Friday, 16 September 2016

Review: Pain – 'Coming Home'



'Coming Home'

The eights full-length studio album from Hypocrisy maestro Peter Tägtgren under the Pain moniker drops a year on from his controversial collaborative effort with Rammstein's Till Lindemann and a full five years since the last Pain effort 'You Only Live Twice'. The new album, 'Coming Home' may be the result of a long path, but the Lindemann project must have been a good release for Tägtgren and he has returned perhaps bigger and better than ever.
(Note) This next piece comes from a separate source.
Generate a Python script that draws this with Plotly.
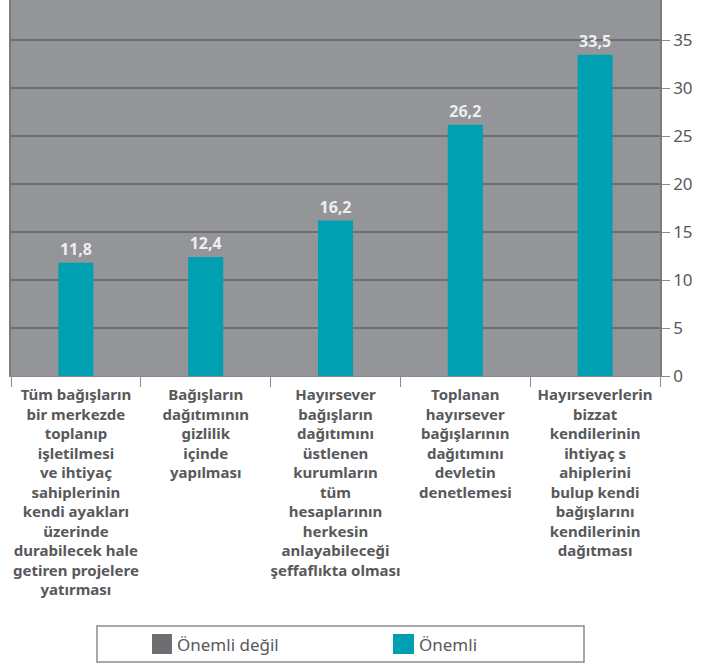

Rather than sticking to the usual tried and tested Pain formula, Tägtgren flips things around a little throughout the album. Alternative metal, electronics and more overt orchestral elements converge in typically bombastic way. The opener 'Designed To Piss You Off' has a distinctive country rock flavour to its riff around which is a great incendiary chorus, but a more subtle display of power. This serves to heighten the effect of the next track 'Call Me' which is a brilliantly over the top blending of electronic and symphonic permeating a strong and identifiable Pain style core of thrashing industrial metal guitars. 'A Wannabe' then flips things around again with it's acoustic guitar lead set to electronic beats that gives way to a symphonic metal backbone.

The album has plenty of heavy metal meat to get your teeth stuck into with tracks such as 'Pain In The Ass', 'Black Night Satellite', 'Final Crusade', and 'Natural Born Idiot' that will appeal to fans of pains headbanging side. While the likes of 'Coming Home', 'Absinthe-Rising Phoenix', and 'Starseed' continue that more experimental flavour with more alternative rock elements coming to the fore.

The production is as strong as always, with Clemens “Ardekˮ Wijers of Carach Angren adding some finishing touches to add an extra dimension to Tägtgren's already strong work. The end result is an album that feels diverse, bombastic, and brimming with a manic creativity that is barely contained.


Peter Tägtgren's CV speaks for itself, and it is great to see that nearly 20 years on since Pain's eponymous début he can still pull something new and different out of the bag. 'Coming Home' is a huge sounding album, subtle in places, but with an uncompromisingly heavy backbone that will not only appeal to long-time fans but also certainly hook some newbs as well. People may be waiting with baited breath to see what moves Lindemann pulls next, but in the hear and now, Pain is flexing its own might.